Szende

Jennifer Szende

Ph.D. Queen’s University (2013).

Postes occupés

2013-2014 à 2014-2015 Chercheur-se postdoctoral-e,
2013-2014 à 2014-2015 Chercheur-se postdoctoral-e,

Biographie

I defended my doctoral thesis in political philosophy at Queen’s University in May 2013. My doctoral thesis examined liberal statist and liberal cosmopolitan theories of international relations, focusing in particular on how these theories address questions of human rights and humanitarian intervention. For a liberal committed to the ideals of equality, toleration, and freedom, the central dilemma involved in formulating a theory of global justice regards how best to explain the international analogues of these domestic ideals. A major component of my work explores the interplay between liberal ideals of equality and freedom, and the realities of oppression, marginalization, and privilege as these play out both domestically and globally. The tension that concerns me in the global justice literature seems to have a variety of applications in the environmental justice literature, especially as they are increasingly applied to questions of global environmental justice. My research project at CRÉ aimed to build a bridge between global justice and environmental justice. In recent years, theorists of global justice and cosmopolitanism have increasingly concerned themselves with environmental issues of global concern, especially climate change. At the same time, concerns about environmental injustice have taken a global scope. Yet, the two literatures are not sufficiently in dialogue with each other.

The environmental justice literature starts from the observation of a correlation between socio-economic marginalization and environmental marginalization. The sadly familiar correlation between social marginalization and alienation from pristine environments is made all the worse by another correlation between social marginalization and exposure to toxicity. Until recently, the correlations examined within the environmental justice literature have, for the most part, focused on these correlations within a single state, rather than global correlations between privilege and access to the environment, or between oppression and exposure to toxicity.

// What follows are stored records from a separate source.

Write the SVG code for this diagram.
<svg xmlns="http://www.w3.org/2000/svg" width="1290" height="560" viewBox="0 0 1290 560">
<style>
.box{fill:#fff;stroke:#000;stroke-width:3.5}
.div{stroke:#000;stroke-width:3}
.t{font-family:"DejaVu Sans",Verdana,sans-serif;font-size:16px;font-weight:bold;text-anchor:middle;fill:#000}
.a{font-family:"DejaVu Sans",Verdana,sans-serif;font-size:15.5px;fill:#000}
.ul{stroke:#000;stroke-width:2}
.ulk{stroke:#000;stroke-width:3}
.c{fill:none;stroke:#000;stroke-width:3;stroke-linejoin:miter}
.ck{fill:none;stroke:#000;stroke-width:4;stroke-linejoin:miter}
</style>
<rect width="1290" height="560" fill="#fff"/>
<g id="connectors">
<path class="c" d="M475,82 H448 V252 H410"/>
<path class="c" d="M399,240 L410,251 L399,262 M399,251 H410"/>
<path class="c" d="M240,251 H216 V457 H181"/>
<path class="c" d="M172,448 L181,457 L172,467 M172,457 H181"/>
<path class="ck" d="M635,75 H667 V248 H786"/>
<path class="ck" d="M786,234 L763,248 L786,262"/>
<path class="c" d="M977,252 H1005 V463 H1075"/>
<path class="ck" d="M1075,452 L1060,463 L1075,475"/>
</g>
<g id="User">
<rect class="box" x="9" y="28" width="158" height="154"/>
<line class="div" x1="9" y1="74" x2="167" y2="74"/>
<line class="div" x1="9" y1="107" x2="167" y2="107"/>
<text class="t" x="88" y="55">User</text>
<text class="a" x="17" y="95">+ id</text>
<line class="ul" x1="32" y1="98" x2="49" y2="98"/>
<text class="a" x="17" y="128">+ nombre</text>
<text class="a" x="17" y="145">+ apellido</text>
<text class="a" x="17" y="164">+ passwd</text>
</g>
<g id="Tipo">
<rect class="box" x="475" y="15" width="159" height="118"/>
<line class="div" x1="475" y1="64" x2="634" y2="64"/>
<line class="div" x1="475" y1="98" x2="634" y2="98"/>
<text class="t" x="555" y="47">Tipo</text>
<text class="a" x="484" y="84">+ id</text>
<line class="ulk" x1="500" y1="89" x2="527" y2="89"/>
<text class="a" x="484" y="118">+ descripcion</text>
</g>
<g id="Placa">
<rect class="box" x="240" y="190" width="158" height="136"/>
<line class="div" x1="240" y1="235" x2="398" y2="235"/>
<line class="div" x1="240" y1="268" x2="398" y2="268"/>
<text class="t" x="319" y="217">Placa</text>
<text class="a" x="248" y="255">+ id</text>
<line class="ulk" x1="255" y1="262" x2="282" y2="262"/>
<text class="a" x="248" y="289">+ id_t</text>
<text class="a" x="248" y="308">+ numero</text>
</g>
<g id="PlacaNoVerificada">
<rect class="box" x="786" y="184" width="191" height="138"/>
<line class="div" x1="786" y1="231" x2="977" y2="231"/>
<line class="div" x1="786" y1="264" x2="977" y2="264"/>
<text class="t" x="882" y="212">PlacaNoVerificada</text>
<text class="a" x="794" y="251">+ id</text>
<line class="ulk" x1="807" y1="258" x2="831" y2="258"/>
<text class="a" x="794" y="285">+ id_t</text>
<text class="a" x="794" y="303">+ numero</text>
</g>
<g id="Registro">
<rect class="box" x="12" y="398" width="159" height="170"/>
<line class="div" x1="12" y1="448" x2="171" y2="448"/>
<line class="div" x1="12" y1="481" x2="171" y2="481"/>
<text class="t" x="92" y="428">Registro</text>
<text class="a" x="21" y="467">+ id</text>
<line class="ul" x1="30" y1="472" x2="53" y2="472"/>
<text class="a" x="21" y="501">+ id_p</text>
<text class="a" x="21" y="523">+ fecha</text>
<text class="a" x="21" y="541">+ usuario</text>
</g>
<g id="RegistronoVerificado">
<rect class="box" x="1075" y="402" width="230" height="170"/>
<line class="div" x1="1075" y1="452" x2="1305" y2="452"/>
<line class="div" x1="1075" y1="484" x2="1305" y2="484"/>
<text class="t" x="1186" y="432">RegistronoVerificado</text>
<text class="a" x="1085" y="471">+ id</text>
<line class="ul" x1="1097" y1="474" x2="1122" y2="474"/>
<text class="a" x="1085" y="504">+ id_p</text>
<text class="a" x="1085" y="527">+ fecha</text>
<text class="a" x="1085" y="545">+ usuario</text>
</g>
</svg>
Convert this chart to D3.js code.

Yet a global correlation is nonetheless evident, and should be of deep concern to both the environmental justice movement and activists concerned with global justice, human development, and human rights. The environmental justice movement increasingly aims to explore the correlations between global socio-economic marginalization and global environmental marginalization, and, to that end, my project examined how an established global justice methodology can contribute to the project of globalizing environmental justice.

Recent publications

  • ‘Food Deserts, Justice, and the Distributive Paradigm’ presented at the North American Society for Social Philosophy conference, July 2013.
  • ‘Towards a Theory of Global Environmental Justice’ to be presented at the Association for Political Theory conference, Vanderbilt University, Oct 2013.